● OBJECTIVE: Your task is to transcribe all of the data below exactly, omitting the images.

● SUPPLIED INFORMATION:
· · · · ·
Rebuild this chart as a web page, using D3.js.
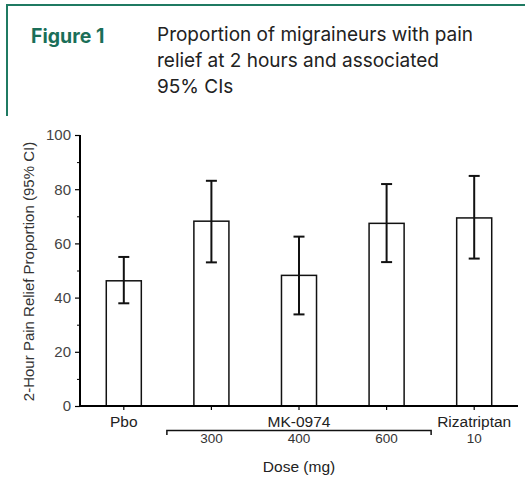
<!DOCTYPE html>
<html><head><meta charset="utf-8">
<script src="https://cdn.jsdelivr.net/npm/d3@7"></script>
<style>body{margin:0;background:#fff;} svg{display:block;}</style>
</head><body>
<svg id="chart" width="525" height="481"></svg>
<script>
const categories = ["Pbo", "300", "400", "600", "Rizatriptan"];
const proportions = [46.2, 68.2, 48.2, 67.4, 69.4];
const ciLower = [37.9, 53.0, 33.8, 53.1, 54.4];
const ciUpper = [55.0, 83.1, 62.5, 81.9, 84.9];
const topLabels = ["Pbo", "", "MK-0974", "", "Rizatriptan"];
const doseLabels = ["", "300", "400", "600", "10"];
const yTicks = [0, 20, 40, 60, 80, 100];
const yMinorTicks = [10, 30, 50, 70, 90];

const svg = d3.select("#chart");
const green = "#1f7a62";

// frame
svg.append("line").attr("x1", 6).attr("x2", 525).attr("y1", 5).attr("y2", 5).attr("stroke", green).attr("stroke-width", 2);
svg.append("line").attr("x1", 7).attr("x2", 7).attr("y1", 4).attr("y2", 116).attr("stroke", green).attr("stroke-width", 2);

svg.append("text").attr("x", 31).attr("y", 43).attr("fill", "#1a6e58")
  .attr("font-family", "Inter, 'Open Sans', sans-serif").attr("font-weight", 700).attr("font-size", 19.5)
  .text("Figure 1");
const titleLines = ["Proportion of migraineurs with pain", "relief at 2 hours and associated", "95% CIs"];
svg.append("g").selectAll("text").data(titleLines).join("text")
  .attr("x", 157).attr("y", (d, i) => 41 + i * 26)
  .attr("fill", "#222").attr("font-family", "Inter, 'Open Sans', sans-serif").attr("font-size", 19)
  .text(d => d);

const font = "'Liberation Sans', Arial, sans-serif";
const x = d3.scaleBand().domain(categories).range([80, 518]).paddingInner(0.6).paddingOuter(0.3);
const y = d3.scaleLinear().domain([0, 100]).range([406, 135]);

// bars
svg.append("g").selectAll("rect").data(categories).join("rect")
  .attr("x", d => x(d)).attr("width", x.bandwidth())
  .attr("y", (d, i) => y(proportions[i])).attr("height", (d, i) => y(0) - y(proportions[i]))
  .attr("fill", "#fff").attr("stroke", "#111").attr("stroke-width", 1.5);

// error bars
const eb = svg.append("g").attr("stroke", "#111").attr("stroke-width", 2);
categories.forEach((c, i) => {
  const cx = x(c) + x.bandwidth() / 2;
  eb.append("line").attr("x1", cx).attr("x2", cx).attr("y1", y(ciLower[i])).attr("y2", y(ciUpper[i]));
  eb.append("line").attr("x1", cx - 5.5).attr("x2", cx + 5.5).attr("y1", y(ciLower[i])).attr("y2", y(ciLower[i]));
  eb.append("line").attr("x1", cx - 5.5).attr("x2", cx + 5.5).attr("y1", y(ciUpper[i])).attr("y2", y(ciUpper[i]));
});

// y axis
const yAxis = svg.append("g").attr("transform", "translate(80,0)")
  .call(d3.axisLeft(y).tickValues(yTicks).tickSize(5).tickPadding(4));
yAxis.select(".domain").attr("stroke-width", 2).attr("d", "M0," + y(100) + "V" + (y(0) + 1));
yAxis.selectAll(".tick line").attr("stroke-width", 1.2);
yAxis.selectAll("text").attr("font-family", font).attr("font-size", 15).attr("fill", "#444");
const yMinor = svg.append("g").attr("transform", "translate(80,0)")
  .call(d3.axisLeft(y).tickValues(yMinorTicks).tickSize(3).tickFormat(""));
yMinor.select(".domain").remove();

// x axis
const xAxis = svg.append("g").attr("transform", "translate(0,406)")
  .call(d3.axisBottom(x).tickSize(4).tickFormat(""));
xAxis.select(".domain").attr("stroke-width", 2).attr("d", "M79,0H518");
xAxis.selectAll(".tick line").attr("stroke-width", 1.2);

svg.append("g").selectAll("text").data(categories).join("text")
  .attr("x", d => x(d) + x.bandwidth() / 2).attr("y", 427).attr("text-anchor", "middle")
  .attr("font-family", font).attr("font-size", 15.5).attr("fill", "#222")
  .text((d, i) => topLabels[i]);
svg.append("g").selectAll("text").data(categories).join("text")
  .attr("x", d => x(d) + x.bandwidth() / 2).attr("y", 443).attr("text-anchor", "middle")
  .attr("font-family", font).attr("font-size", 13.5).attr("fill", "#333")
  .text((d, i) => doseLabels[i]);

// bracket
const bx1 = x("300") - 27, bx2 = x("600") + x.bandwidth() + 27;
svg.append("path").attr("d", `M${bx1},435V430.5H${bx2}V435`).attr("fill", "none").attr("stroke", "#111").attr("stroke-width", 1.5);

svg.append("text").attr("x", x("400") + x.bandwidth() / 2).attr("y", 472).attr("text-anchor", "middle")
  .attr("font-family", font).attr("font-size", 15.5).attr("fill", "#222").text("Dose (mg)");

svg.append("text").attr("transform", `translate(34,${(y(0) + y(100)) / 2 + 1}) rotate(-90)`).attr("text-anchor", "middle")
  .attr("font-family", font).attr("font-size", 15).attr("fill", "#333").text("2-Hour Pain Relief Proportion (95% CI)");
</script>
</body></html>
· · · · ·
● EXERCISE RESULT:
Rebuild this chart as a web page, using D3.js.
<!DOCTYPE html>
<html><head><meta charset="utf-8">
<script src="https://cdn.jsdelivr.net/npm/d3@7"></script>
<style>body{margin:0;background:#fff;} svg{display:block;}</style>
</head><body>
<svg id="chart" width="525" height="481"></svg>
<script>
const categories = ["Pbo", "300", "400", "600", "Rizatriptan"];
const proportions = [46.2, 68.2, 48.2, 67.4, 69.4];
const ciLower = [37.9, 53.0, 33.8, 53.1, 54.4];
const ciUpper = [55.0, 83.1, 62.5, 81.9, 84.9];
const topLabels = ["Pbo", "", "MK-0974", "", "Rizatriptan"];
const doseLabels = ["", "300", "400", "600", "10"];
const yTicks = [0, 20, 40, 60, 80, 100];
const yMinorTicks = [10, 30, 50, 70, 90];

const svg = d3.select("#chart");
const green = "#1f7a62";

// frame
svg.append("line").attr("x1", 6).attr("x2", 525).attr("y1", 5).attr("y2", 5).attr("stroke", green).attr("stroke-width", 2);
svg.append("line").attr("x1", 7).attr("x2", 7).attr("y1", 4).attr("y2", 116).attr("stroke", green).attr("stroke-width", 2);

svg.append("text").attr("x", 31).attr("y", 43).attr("fill", "#1a6e58")
  .attr("font-family", "Inter, 'Open Sans', sans-serif").attr("font-weight", 700).attr("font-size", 19.5)
  .text("Figure 1");
const titleLines = ["Proportion of migraineurs with pain", "relief at 2 hours and associated", "95% CIs"];
svg.append("g").selectAll("text").data(titleLines).join("text")
  .attr("x", 157).attr("y", (d, i) => 41 + i * 26)
  .attr("fill", "#222").attr("font-family", "Inter, 'Open Sans', sans-serif").attr("font-size", 19)
  .text(d => d);

const font = "'Liberation Sans', Arial, sans-serif";
const x = d3.scaleBand().domain(categories).range([80, 518]).paddingInner(0.6).paddingOuter(0.3);
const y = d3.scaleLinear().domain([0, 100]).range([406, 135]);

// bars
svg.append("g").selectAll("rect").data(categories).join("rect")
  .attr("x", d => x(d)).attr("width", x.bandwidth())
  .attr("y", (d, i) => y(proportions[i])).attr("height", (d, i) => y(0) - y(proportions[i]))
  .attr("fill", "#fff").attr("stroke", "#111").attr("stroke-width", 1.5);

// error bars
const eb = svg.append("g").attr("stroke", "#111").attr("stroke-width", 2);
categories.forEach((c, i) => {
  const cx = x(c) + x.bandwidth() / 2;
  eb.append("line").attr("x1", cx).attr("x2", cx).attr("y1", y(ciLower[i])).attr("y2", y(ciUpper[i]));
  eb.append("line").attr("x1", cx - 5.5).attr("x2", cx + 5.5).attr("y1", y(ciLower[i])).attr("y2", y(ciLower[i]));
  eb.append("line").attr("x1", cx - 5.5).attr("x2", cx + 5.5).attr("y1", y(ciUpper[i])).attr("y2", y(ciUpper[i]));
});

// y axis
const yAxis = svg.append("g").attr("transform", "translate(80,0)")
  .call(d3.axisLeft(y).tickValues(yTicks).tickSize(5).tickPadding(4));
yAxis.select(".domain").attr("stroke-width", 2).attr("d", "M0," + y(100) + "V" + (y(0) + 1));
yAxis.selectAll(".tick line").attr("stroke-width", 1.2);
yAxis.selectAll("text").attr("font-family", font).attr("font-size", 15).attr("fill", "#444");
const yMinor = svg.append("g").attr("transform", "translate(80,0)")
  .call(d3.axisLeft(y).tickValues(yMinorTicks).tickSize(3).tickFormat(""));
yMinor.select(".domain").remove();

// x axis
const xAxis = svg.append("g").attr("transform", "translate(0,406)")
  .call(d3.axisBottom(x).tickSize(4).tickFormat(""));
xAxis.select(".domain").attr("stroke-width", 2).attr("d", "M79,0H518");
xAxis.selectAll(".tick line").attr("stroke-width", 1.2);

svg.append("g").selectAll("text").data(categories).join("text")
  .attr("x", d => x(d) + x.bandwidth() / 2).attr("y", 427).attr("text-anchor", "middle")
  .attr("font-family", font).attr("font-size", 15.5).attr("fill", "#222")
  .text((d, i) => topLabels[i]);
svg.append("g").selectAll("text").data(categories).join("text")
  .attr("x", d => x(d) + x.bandwidth() / 2).attr("y", 443).attr("text-anchor", "middle")
  .attr("font-family", font).attr("font-size", 13.5).attr("fill", "#333")
  .text((d, i) => doseLabels[i]);

// bracket
const bx1 = x("300") - 27, bx2 = x("600") + x.bandwidth() + 27;
svg.append("path").attr("d", `M${bx1},435V430.5H${bx2}V435`).attr("fill", "none").attr("stroke", "#111").attr("stroke-width", 1.5);

svg.append("text").attr("x", x("400") + x.bandwidth() / 2).attr("y", 472).attr("text-anchor", "middle")
  .attr("font-family", font).attr("font-size", 15.5).attr("fill", "#222").text("Dose (mg)");

svg.append("text").attr("transform", `translate(34,${(y(0) + y(100)) / 2 + 1}) rotate(-90)`).attr("text-anchor", "middle")
  .attr("font-family", font).attr("font-size", 15).attr("fill", "#333").text("2-Hour Pain Relief Proportion (95% CI)");
</script>
</body></html>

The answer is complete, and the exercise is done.